## Your objective
Can all of these lines be returned exactly?

## Information provided
_ _ _ _ _ _ _

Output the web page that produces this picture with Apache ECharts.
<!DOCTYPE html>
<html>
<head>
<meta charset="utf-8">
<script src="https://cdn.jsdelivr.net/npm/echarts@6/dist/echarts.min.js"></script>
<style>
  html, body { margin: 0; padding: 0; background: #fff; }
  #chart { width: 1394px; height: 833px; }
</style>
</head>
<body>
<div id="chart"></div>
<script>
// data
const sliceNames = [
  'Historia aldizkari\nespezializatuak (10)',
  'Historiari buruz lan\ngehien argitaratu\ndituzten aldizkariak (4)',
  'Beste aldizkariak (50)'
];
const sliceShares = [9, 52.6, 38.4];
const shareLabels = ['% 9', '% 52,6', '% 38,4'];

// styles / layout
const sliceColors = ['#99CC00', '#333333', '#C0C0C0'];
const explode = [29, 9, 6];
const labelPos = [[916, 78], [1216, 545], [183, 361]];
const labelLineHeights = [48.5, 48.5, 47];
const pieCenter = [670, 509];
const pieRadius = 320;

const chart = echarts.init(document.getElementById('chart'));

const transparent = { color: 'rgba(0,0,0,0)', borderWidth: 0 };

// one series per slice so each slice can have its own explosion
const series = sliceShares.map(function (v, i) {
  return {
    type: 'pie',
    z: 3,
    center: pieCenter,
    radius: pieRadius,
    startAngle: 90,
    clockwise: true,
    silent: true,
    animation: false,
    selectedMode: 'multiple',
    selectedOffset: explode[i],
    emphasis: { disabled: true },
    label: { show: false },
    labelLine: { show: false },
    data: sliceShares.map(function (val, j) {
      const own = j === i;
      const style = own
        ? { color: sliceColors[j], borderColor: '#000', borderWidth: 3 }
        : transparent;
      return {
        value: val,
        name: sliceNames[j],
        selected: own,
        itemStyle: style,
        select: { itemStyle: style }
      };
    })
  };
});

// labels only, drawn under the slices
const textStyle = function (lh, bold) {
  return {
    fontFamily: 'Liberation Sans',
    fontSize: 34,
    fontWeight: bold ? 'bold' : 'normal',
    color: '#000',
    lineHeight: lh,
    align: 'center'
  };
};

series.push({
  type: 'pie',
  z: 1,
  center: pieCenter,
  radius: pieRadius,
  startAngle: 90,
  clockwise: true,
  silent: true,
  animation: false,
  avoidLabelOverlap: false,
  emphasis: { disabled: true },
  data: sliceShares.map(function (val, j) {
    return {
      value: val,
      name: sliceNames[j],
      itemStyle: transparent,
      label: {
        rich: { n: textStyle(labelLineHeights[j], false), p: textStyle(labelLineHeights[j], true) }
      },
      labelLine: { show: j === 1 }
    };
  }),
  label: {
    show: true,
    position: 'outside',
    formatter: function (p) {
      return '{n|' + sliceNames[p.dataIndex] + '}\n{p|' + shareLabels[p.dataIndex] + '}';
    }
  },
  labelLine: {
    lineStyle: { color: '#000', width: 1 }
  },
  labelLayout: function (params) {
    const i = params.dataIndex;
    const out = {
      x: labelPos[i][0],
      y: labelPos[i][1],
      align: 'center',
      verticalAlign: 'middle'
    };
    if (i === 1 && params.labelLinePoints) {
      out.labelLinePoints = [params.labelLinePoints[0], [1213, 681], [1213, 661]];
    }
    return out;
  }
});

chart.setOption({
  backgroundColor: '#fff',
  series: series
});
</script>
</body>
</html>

_ _ _ _ _ _ _

## Reply
Output the web page that produces this picture with Apache ECharts.
<!DOCTYPE html>
<html>
<head>
<meta charset="utf-8">
<script src="https://cdn.jsdelivr.net/npm/echarts@6/dist/echarts.min.js"></script>
<style>
  html, body { margin: 0; padding: 0; background: #fff; }
  #chart { width: 1394px; height: 833px; }
</style>
</head>
<body>
<div id="chart"></div>
<script>
// data
const sliceNames = [
  'Historia aldizkari\nespezializatuak (10)',
  'Historiari buruz lan\ngehien argitaratu\ndituzten aldizkariak (4)',
  'Beste aldizkariak (50)'
];
const sliceShares = [9, 52.6, 38.4];
const shareLabels = ['% 9', '% 52,6', '% 38,4'];

// styles / layout
const sliceColors = ['#99CC00', '#333333', '#C0C0C0'];
const explode = [29, 9, 6];
const labelPos = [[916, 78], [1216, 545], [183, 361]];
const labelLineHeights = [48.5, 48.5, 47];
const pieCenter = [670, 509];
const pieRadius = 320;

const chart = echarts.init(document.getElementById('chart'));

const transparent = { color: 'rgba(0,0,0,0)', borderWidth: 0 };

// one series per slice so each slice can have its own explosion
const series = sliceShares.map(function (v, i) {
  return {
    type: 'pie',
    z: 3,
    center: pieCenter,
    radius: pieRadius,
    startAngle: 90,
    clockwise: true,
    silent: true,
    animation: false,
    selectedMode: 'multiple',
    selectedOffset: explode[i],
    emphasis: { disabled: true },
    label: { show: false },
    labelLine: { show: false },
    data: sliceShares.map(function (val, j) {
      const own = j === i;
      const style = own
        ? { color: sliceColors[j], borderColor: '#000', borderWidth: 3 }
        : transparent;
      return {
        value: val,
        name: sliceNames[j],
        selected: own,
        itemStyle: style,
        select: { itemStyle: style }
      };
    })
  };
});

// labels only, drawn under the slices
const textStyle = function (lh, bold) {
  return {
    fontFamily: 'Liberation Sans',
    fontSize: 34,
    fontWeight: bold ? 'bold' : 'normal',
    color: '#000',
    lineHeight: lh,
    align: 'center'
  };
};

series.push({
  type: 'pie',
  z: 1,
  center: pieCenter,
  radius: pieRadius,
  startAngle: 90,
  clockwise: true,
  silent: true,
  animation: false,
  avoidLabelOverlap: false,
  emphasis: { disabled: true },
  data: sliceShares.map(function (val, j) {
    return {
      value: val,
      name: sliceNames[j],
      itemStyle: transparent,
      label: {
        rich: { n: textStyle(labelLineHeights[j], false), p: textStyle(labelLineHeights[j], true) }
      },
      labelLine: { show: j === 1 }
    };
  }),
  label: {
    show: true,
    position: 'outside',
    formatter: function (p) {
      return '{n|' + sliceNames[p.dataIndex] + '}\n{p|' + shareLabels[p.dataIndex] + '}';
    }
  },
  labelLine: {
    lineStyle: { color: '#000', width: 1 }
  },
  labelLayout: function (params) {
    const i = params.dataIndex;
    const out = {
      x: labelPos[i][0],
      y: labelPos[i][1],
      align: 'center',
      verticalAlign: 'middle'
    };
    if (i === 1 && params.labelLinePoints) {
      out.labelLinePoints = [params.labelLinePoints[0], [1213, 681], [1213, 661]];
    }
    return out;
  }
});

chart.setOption({
  backgroundColor: '#fff',
  series: series
});
</script>
</body>
</html>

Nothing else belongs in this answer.